[start of Data segment]

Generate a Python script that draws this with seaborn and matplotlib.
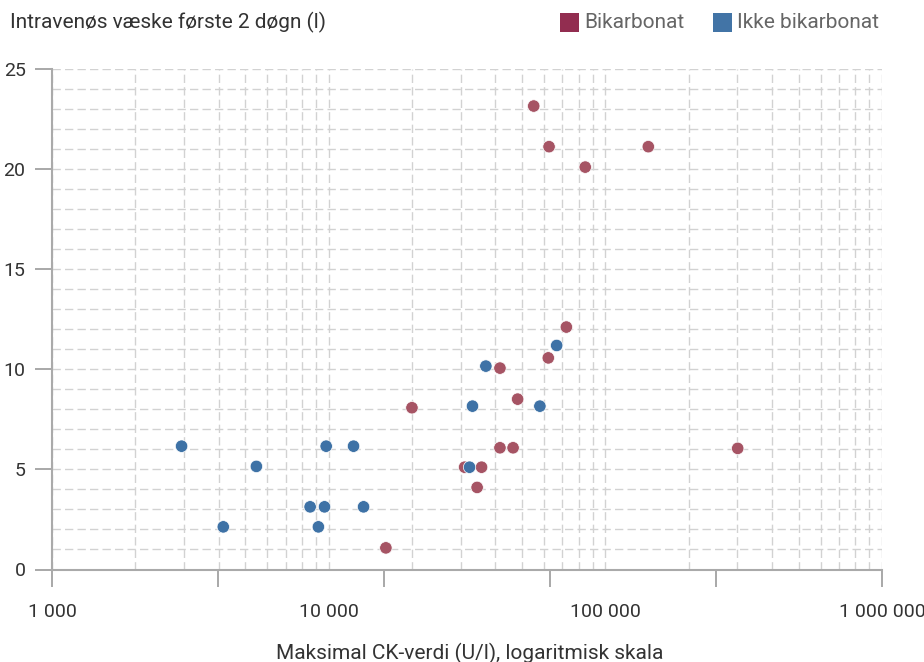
import numpy as np
import pandas as pd
import matplotlib
matplotlib.use("Agg")
import matplotlib.pyplot as plt
import seaborn as sns
from matplotlib.ticker import FixedLocator, LogLocator, FuncFormatter, MultipleLocator, NullFormatter
from matplotlib.patches import Rectangle

# ----------------------------------------------------------
# DATA
# ----------------------------------------------------------

bik_ck = [16100, 62200, 41600, 48200, 20000, 41600, 46400, 31000,
          35700, 34400, 55100, 62600, 143000, 84600, 300900, 72300]
bik_fluid = [1.08, 10.57, 10.06, 8.51, 8.08, 6.08, 6.08, 5.11,
             5.11, 4.10, 23.15, 21.12, 21.12, 20.10, 6.05, 12.11]

ikke_ck = [2940, 9795, 12300, 5480, 8570, 9660, 13370, 4160,
           9180, 66700, 37000, 33100, 58000, 32300]
ikke_fluid = [6.16, 6.16, 6.16, 5.15, 3.13, 3.13, 3.13, 2.13,
              2.13, 11.19, 10.16, 8.16, 8.16, 5.11]

groups = ["Bikarbonat", "Ikke bikarbonat"]
x_tick_marks = [3.0, 3.6, 4.2, 4.8, 5.4, 6.0]
decade_labels = {1000: "1 000", 10000: "10 000", 100000: "100 000", 1000000: "1 000 000"}

df = pd.DataFrame({
    "ck": bik_ck + ikke_ck,
    "fluid": bik_fluid + ikke_fluid,
    "group": [groups[0]] * len(bik_ck) + [groups[1]] * len(ikke_ck),
})

point_colors = {"Bikarbonat": "#a65464", "Ikke bikarbonat": "#3e72a6"}
legend_colors = {"Bikarbonat": "#922d50", "Ikke bikarbonat": "#4274a6"}

# ----------------------------------------------------------
# PLOT
# ----------------------------------------------------------

sns.set_style("white")
plt.rcParams["font.family"] = ["Roboto", "DejaVu Sans"]

fig = plt.figure(figsize=(9.24, 6.62), dpi=100)
ax = fig.add_axes([52 / 924, 1 - 569.5 / 662, 830 / 924, 500.5 / 662])

sns.scatterplot(
    data=df,
    x="ck",
    y="fluid",
    hue="group",
    palette=point_colors,
    s=80,
    edgecolor="white",
    linewidth=0.5,
    legend=False,
    zorder=3,
    ax=ax
)

ax.set_xscale("log")
ax.set_xlim(1000, 1000000)
ax.set_ylim(0, 25)

# x ticks: odd tick marks, decade labels on the minor grid
ax.xaxis.remove_overlapping_locs = False
ax.xaxis.set_major_locator(FixedLocator([10 ** v for v in x_tick_marks]))
ax.xaxis.set_major_formatter(NullFormatter())
ax.xaxis.set_minor_locator(LogLocator(base=10, subs=np.arange(1, 10), numticks=50))
ax.xaxis.set_minor_formatter(FuncFormatter(
    lambda v, p: decade_labels.get(int(round(v)), "")
))
ax.tick_params(axis="x", which="major", bottom=True, length=12, width=1.2,
               color="#999999", direction="out")
ax.tick_params(axis="x", which="minor", bottom=True, length=0, pad=24,
               labelsize=14, labelcolor="#333333")

# y ticks
ax.yaxis.set_major_locator(MultipleLocator(5))
ax.yaxis.set_minor_locator(MultipleLocator(1))
ax.tick_params(axis="y", which="major", left=True, length=12, width=1.2, color="#999999",
               direction="out", pad=7, labelsize=14, labelcolor="#333333")
ax.tick_params(axis="y", which="minor", length=0)

grid_style = dict(color="#d2d2d2", linewidth=1, linestyle=(0, (6, 3)))
ax.grid(True, which="both", axis="y", **grid_style)
ax.grid(False, which="major", axis="x")
ax.grid(True, which="minor", axis="x", **grid_style)
ax.set_axisbelow(True)

for side in ["top", "right"]:
    ax.spines[side].set_visible(False)
for side in ["left", "bottom"]:
    ax.spines[side].set_color("#aaaaaa")
    ax.spines[side].set_linewidth(1.5)

ax.set_xlabel("")
ax.set_ylabel("")

fig.text(10 / 924, 1 - 22 / 662, "Intravenøs væske første 2 døgn (l)",
         ha="left", va="center", fontsize=15, color="#333333")
fig.text(470 / 924, 1 - 653 / 662, "Maksimal CK-verdi (U/l), logaritmisk skala",
         ha="center", va="center", fontsize=15, color="#333333")

# legend
legend_x = {"Bikarbonat": 560, "Ikke bikarbonat": 713}
for g in groups:
    fig.patches.append(Rectangle(
        (legend_x[g] / 924, 1 - 32 / 662), 19 / 924, 19 / 662,
        transform=fig.transFigure, facecolor=legend_colors[g],
        edgecolor="none"
    ))
    fig.text((legend_x[g] + 24) / 924, 1 - 22 / 662, g,
             ha="left", va="center", fontsize=15, color="#666666")

plt.savefig("out.png", dpi=100)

[end of Data segment]

→ **Prompt**:
Print the full listing exactly, dropping the pictures.

→ **Solution to this problem**:
Generate a Python script that draws this with seaborn and matplotlib.
import numpy as np
import pandas as pd
import matplotlib
matplotlib.use("Agg")
import matplotlib.pyplot as plt
import seaborn as sns
from matplotlib.ticker import FixedLocator, LogLocator, FuncFormatter, MultipleLocator, NullFormatter
from matplotlib.patches import Rectangle

# ----------------------------------------------------------
# DATA
# ----------------------------------------------------------

bik_ck = [16100, 62200, 41600, 48200, 20000, 41600, 46400, 31000,
          35700, 34400, 55100, 62600, 143000, 84600, 300900, 72300]
bik_fluid = [1.08, 10.57, 10.06, 8.51, 8.08, 6.08, 6.08, 5.11,
             5.11, 4.10, 23.15, 21.12, 21.12, 20.10, 6.05, 12.11]

ikke_ck = [2940, 9795, 12300, 5480, 8570, 9660, 13370, 4160,
           9180, 66700, 37000, 33100, 58000, 32300]
ikke_fluid = [6.16, 6.16, 6.16, 5.15, 3.13, 3.13, 3.13, 2.13,
              2.13, 11.19, 10.16, 8.16, 8.16, 5.11]

groups = ["Bikarbonat", "Ikke bikarbonat"]
x_tick_marks = [3.0, 3.6, 4.2, 4.8, 5.4, 6.0]
decade_labels = {1000: "1 000", 10000: "10 000", 100000: "100 000", 1000000: "1 000 000"}

df = pd.DataFrame({
    "ck": bik_ck + ikke_ck,
    "fluid": bik_fluid + ikke_fluid,
    "group": [groups[0]] * len(bik_ck) + [groups[1]] * len(ikke_ck),
})

point_colors = {"Bikarbonat": "#a65464", "Ikke bikarbonat": "#3e72a6"}
legend_colors = {"Bikarbonat": "#922d50", "Ikke bikarbonat": "#4274a6"}

# ----------------------------------------------------------
# PLOT
# ----------------------------------------------------------

sns.set_style("white")
plt.rcParams["font.family"] = ["Roboto", "DejaVu Sans"]

fig = plt.figure(figsize=(9.24, 6.62), dpi=100)
ax = fig.add_axes([52 / 924, 1 - 569.5 / 662, 830 / 924, 500.5 / 662])

sns.scatterplot(
    data=df,
    x="ck",
    y="fluid",
    hue="group",
    palette=point_colors,
    s=80,
    edgecolor="white",
    linewidth=0.5,
    legend=False,
    zorder=3,
    ax=ax
)

ax.set_xscale("log")
ax.set_xlim(1000, 1000000)
ax.set_ylim(0, 25)

# x ticks: odd tick marks, decade labels on the minor grid
ax.xaxis.remove_overlapping_locs = False
ax.xaxis.set_major_locator(FixedLocator([10 ** v for v in x_tick_marks]))
ax.xaxis.set_major_formatter(NullFormatter())
ax.xaxis.set_minor_locator(LogLocator(base=10, subs=np.arange(1, 10), numticks=50))
ax.xaxis.set_minor_formatter(FuncFormatter(
    lambda v, p: decade_labels.get(int(round(v)), "")
))
ax.tick_params(axis="x", which="major", bottom=True, length=12, width=1.2,
               color="#999999", direction="out")
ax.tick_params(axis="x", which="minor", bottom=True, length=0, pad=24,
               labelsize=14, labelcolor="#333333")

# y ticks
ax.yaxis.set_major_locator(MultipleLocator(5))
ax.yaxis.set_minor_locator(MultipleLocator(1))
ax.tick_params(axis="y", which="major", left=True, length=12, width=1.2, color="#999999",
               direction="out", pad=7, labelsize=14, labelcolor="#333333")
ax.tick_params(axis="y", which="minor", length=0)

grid_style = dict(color="#d2d2d2", linewidth=1, linestyle=(0, (6, 3)))
ax.grid(True, which="both", axis="y", **grid_style)
ax.grid(False, which="major", axis="x")
ax.grid(True, which="minor", axis="x", **grid_style)
ax.set_axisbelow(True)

for side in ["top", "right"]:
    ax.spines[side].set_visible(False)
for side in ["left", "bottom"]:
    ax.spines[side].set_color("#aaaaaa")
    ax.spines[side].set_linewidth(1.5)

ax.set_xlabel("")
ax.set_ylabel("")

fig.text(10 / 924, 1 - 22 / 662, "Intravenøs væske første 2 døgn (l)",
         ha="left", va="center", fontsize=15, color="#333333")
fig.text(470 / 924, 1 - 653 / 662, "Maksimal CK-verdi (U/l), logaritmisk skala",
         ha="center", va="center", fontsize=15, color="#333333")

# legend
legend_x = {"Bikarbonat": 560, "Ikke bikarbonat": 713}
for g in groups:
    fig.patches.append(Rectangle(
        (legend_x[g] / 924, 1 - 32 / 662), 19 / 924, 19 / 662,
        transform=fig.transFigure, facecolor=legend_colors[g],
        edgecolor="none"
    ))
    fig.text((legend_x[g] + 24) / 924, 1 - 22 / 662, g,
             ha="left", va="center", fontsize=15, color="#666666")

plt.savefig("out.png", dpi=100)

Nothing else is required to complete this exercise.